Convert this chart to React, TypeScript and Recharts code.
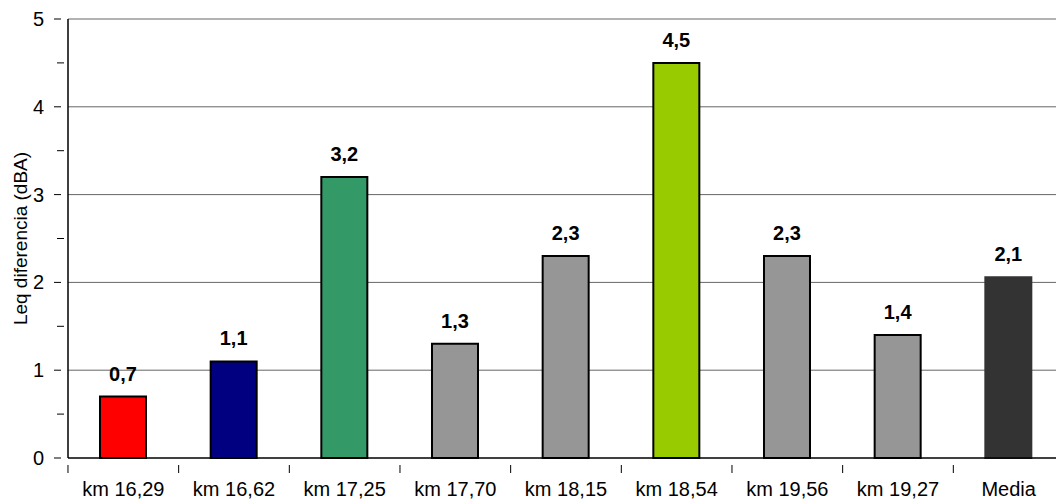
import { BarChart, Bar, XAxis, YAxis, CartesianGrid, Cell, LabelList } from 'recharts';

const categories = ['km 16,29', 'km 16,62', 'km 17,25', 'km 17,70', 'km 18,15', 'km 18,54', 'km 19,56', 'km 19,27', 'Media'];
const leqDiff = [0.7, 1.1, 3.2, 1.3, 2.3, 4.5, 2.3, 1.4, 2.06];
const yTicks = [0, 0.5, 1, 1.5, 2, 2.5, 3, 3.5, 4, 4.5, 5];

const barColors = ['#FF0000', '#000080', '#339966', '#969696', '#969696', '#99CC00', '#969696', '#969696', '#333333'];

const data = categories.map((name, i) => ({ name, value: leqDiff[i] }));

const FONT = '"Liberation Sans", Arial, sans-serif';
const BAND = 110.7;

const YTick = ({ x, y, payload }: any) => {
  const v = payload.value as number;
  const major = Number.isInteger(v);
  return (
    <g>
      {major ? (
        <>
          <line x1={x - 6} x2={x + 1} y1={y} y2={y} stroke="#000" strokeWidth={1} />
          <text x={x - 16} y={y} dy={7} textAnchor="end" fontSize={20} fontFamily={FONT} fill="#000">
            {v}
          </text>
        </>
      ) : (
        <line x1={x - 3} x2={x + 4} y1={y} y2={y} stroke="#000" strokeWidth={1} />
      )}
    </g>
  );
};

const XTick = ({ x, y, payload }: any) => (
  <g>
    <line x1={x - BAND / 2} x2={x - BAND / 2} y1={y - 1} y2={y + 7} stroke="#000" strokeWidth={1} />
    <text x={x} y={y + 30} textAnchor="middle" fontSize={20} fontFamily={FONT} fill="#000">
      {payload.value}
    </text>
  </g>
);

export default function App() {
  return (
    <div style={{ position: 'absolute', left: 0, top: 0, width: 1056, height: 499, overflow: 'hidden', background: '#fff' }}>
      <BarChart width={1070} height={499} data={data} margin={{ top: 19, right: 6, left: 0, bottom: 0 }}>
        <CartesianGrid vertical={false} horizontalValues={[1, 2, 3, 4, 5]} stroke="#666" strokeWidth={1} />
        <XAxis
          dataKey="name"
          height={41}
          axisLine={{ stroke: '#000', strokeWidth: 1.5 }}
          tickLine={false}
          tick={<XTick />}
          interval={0}
        />
        <YAxis
          width={68}
          domain={[0, 5]}
          ticks={yTicks}
          interval={0}
          axisLine={{ stroke: '#000', strokeWidth: 1.5 }}
          tickLine={false}
          tick={<YTick />}
          label={{
            value: 'Leq diferencia (dBA)',
            angle: -90,
            position: 'insideLeft',
            offset: 20,
            style: { textAnchor: 'middle', fontSize: 19, fontFamily: FONT, fill: '#000' },
          }}
        />
        <Bar dataKey="value" barSize={46} isAnimationActive={false}>
          {data.map((d, i) => (
            <Cell
              key={d.name}
              fill={barColors[i]}
              stroke={d.name === 'Media' ? barColors[i] : '#000'}
              strokeWidth={2}
            />
          ))}
          <LabelList
            dataKey="value"
            position="top"
            offset={16}
            formatter={(v: any) => Number(v).toFixed(1).replace('.', ',')}
            style={{ fontSize: 20, fontWeight: 'bold', fontFamily: FONT, fill: '#000' }}
          />
        </Bar>
      </BarChart>
    </div>
  );
}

* [Task goal] Your task is to reproduce exactly the lines from the start of the data above through the line containing "CartesianGrid, Cell, LabelList", leaving every picture out.

* [Answer to the problem]
Convert this chart to React, TypeScript and Recharts code.
import { BarChart, Bar, XAxis, YAxis, CartesianGrid, Cell, LabelList } from 'recharts';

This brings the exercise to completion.